Ainda assim, a América Latina tem uma história tortuosa de colonialismo, repressão e suborno que enfraqueceu as instituições democráticas de muitos países. As prisões por si só não estabelecem políticas limpas, se não houver uma nova geração de políticos honestos e transparentes, disse Shifter, do Inter-American Dialogue.

“Mandar pessoas para o tribunal é bom, mas é preciso preencher esse vazio, é preciso que pessoas com credibilidade entrem para a política, e isso é algo que realmente não vimos”, disse ele.

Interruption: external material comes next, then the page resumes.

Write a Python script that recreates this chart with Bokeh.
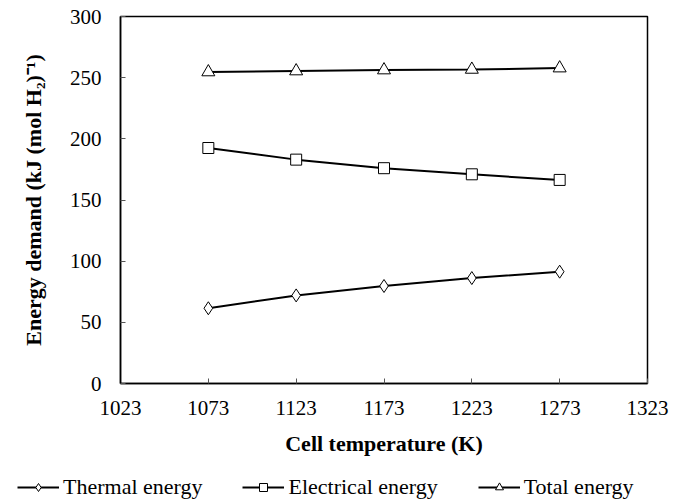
from bokeh.plotting import figure
from bokeh.layouts import column, row
from bokeh.models import FixedTicker, Legend, LegendItem, Range1d
from bokeh.embed import file_html
from bokeh.resources import INLINE

temps = [1073, 1123, 1173, 1223, 1273]
thermal = [61.5, 72.0, 79.7, 86.2, 91.4]
electrical = [192.5, 183.0, 176.0, 171.0, 166.4]
total = [254.6, 255.4, 256.2, 256.7, 257.8]
x_ticks = [1023, 1073, 1123, 1173, 1223, 1273, 1323]
y_ticks = [0, 50, 100, 150, 200, 250, 300]
series = [
    (thermal, "diamond", 13, "Thermal energy"),
    (electrical, "square", 11, "Electrical energy"),
    (total, "triangle", 13, "Total energy"),
]

FONT = "Liberation Serif"

p = figure(width=683, height=460, output_backend="svg", toolbar_location=None,
           x_range=Range1d(1023, 1323), y_range=Range1d(0, 300),
           min_border_left=120, min_border_right=36, min_border_top=16, min_border_bottom=77)
p.xgrid.visible = False
p.ygrid.visible = False
p.outline_line_color = "black"
p.outline_line_width = 1.5
p.background_fill_color = "white"
p.border_fill_color = "white"

for ax in (p.xaxis[0], p.yaxis[0]):
    ax.major_tick_in = 5
    ax.major_tick_out = 0
    ax.minor_tick_in = 0
    ax.minor_tick_out = 0
    ax.axis_line_color = "black"
    ax.axis_line_width = 1.5
    ax.major_tick_line_color = "#555555"
    ax.major_tick_line_width = 1
    ax.major_label_text_font = FONT
    ax.major_label_text_font_size = "21px"
    ax.major_label_text_color = "black"
    ax.axis_label_text_font = FONT
    ax.axis_label_text_font_size = "22px"
    ax.axis_label_text_font_style = "bold"
    ax.axis_label_text_color = "black"

p.xaxis[0].ticker = FixedTicker(ticks=x_ticks)
p.yaxis[0].ticker = FixedTicker(ticks=y_ticks)
p.xaxis[0].major_label_standoff = 17
p.yaxis[0].major_label_standoff = 19
p.xaxis[0].axis_label = "Cell temperature (K)"
p.yaxis[0].axis_label = "Energy demand (kJ (mol H\u2082)\u207b\u00b9)"
p.xaxis[0].axis_label_standoff = 13
p.yaxis[0].axis_label_standoff = 21

# legend strip below the chart
lg = figure(width=683, height=44, output_backend="svg", toolbar_location=None,
            x_range=Range1d(0, 1), y_range=Range1d(0, 1),
            x_axis_location=None, y_axis_location=None,
            min_border_left=0, min_border_right=0, min_border_top=0, min_border_bottom=0)
lg.grid.visible = False
lg.outline_line_color = None
lg.background_fill_color = "white"
lg.border_fill_color = "white"

items = []
for vals, marker, size, label in series:
    p.line(temps, vals, line_color="black", line_width=2)
    p.scatter(temps, vals, marker=marker, size=size, fill_color="white",
              line_color="black", line_width=1)
    # same series in the legend strip (outside its ranges, so only the legend shows)
    r1 = lg.line(temps, vals, line_color="black", line_width=2)
    r2 = lg.scatter(temps, vals, marker=marker, size=size - 2, fill_color="white",
                    line_color="black", line_width=1)
    items.append(LegendItem(label=label, renderers=[r1, r2]))

legend = Legend(items=items, orientation="horizontal", location=(17, 4),
                padding=0, margin=0, spacing=40, glyph_width=42, glyph_height=20,
                label_standoff=4, label_text_font=FONT, label_text_font_size="22px",
                label_text_color="black", border_line_alpha=0, background_fill_alpha=0)
lg.add_layout(legend, "center")

layout = column(p, row(lg), spacing=0)
open("out.html", "w").write(file_html(layout, INLINE))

Muitos cidadãos continuam céticos.

“Os ricos continuam se beneficiando”, disse Eber de Azevedo, um porteiro de 32 anos que trabalha em um complexo de escritórios em Brasília. “Parece que os crimes deles compensam.”

De qualquer modo, a pressão popular para realmente arrumar a casa pode levar anos para ganhar um impulso crítico. No Brasil, ficou impossível ignorar a questão depois da divulgação de gravações de áudio de reuniões que pareciam revelar que o presidente Michel Temer discutia a compra de silêncio com um empresário. Um dos assessores mais próximos de Temer foi filmado saindo de um restaurante com uma mala de dinheiro, e as imagens foram transmitidas na TV. Agora, os parlamentares podem permitir uma iniciativa sem precedentes para processar um presidente em exercício.

Temer foi acusado de corrupção no mês passado depois de alegações de que ele recebeu de um frigorífico os R$ 500.000 da mala. A decisão de levá-lo a julgamento depende do Congresso, onde ele ainda possui uma influência significativa — e muitos parlamentares também enfrentam acusações de corrupção. A Câmara de Deputados decidirá se ele será julgado pelo STJ.

Esse processo seria um divisor de águas não apenas para o Brasil, mas para uma região onde o Estado de Direito não teve um controle forte. Seja qual for o resultado, o continente está firme no caminho de uma governança melhor, disse Ugaz.

“Esta é a ponta do iceberg”, disse ele. “Isso está só começando.”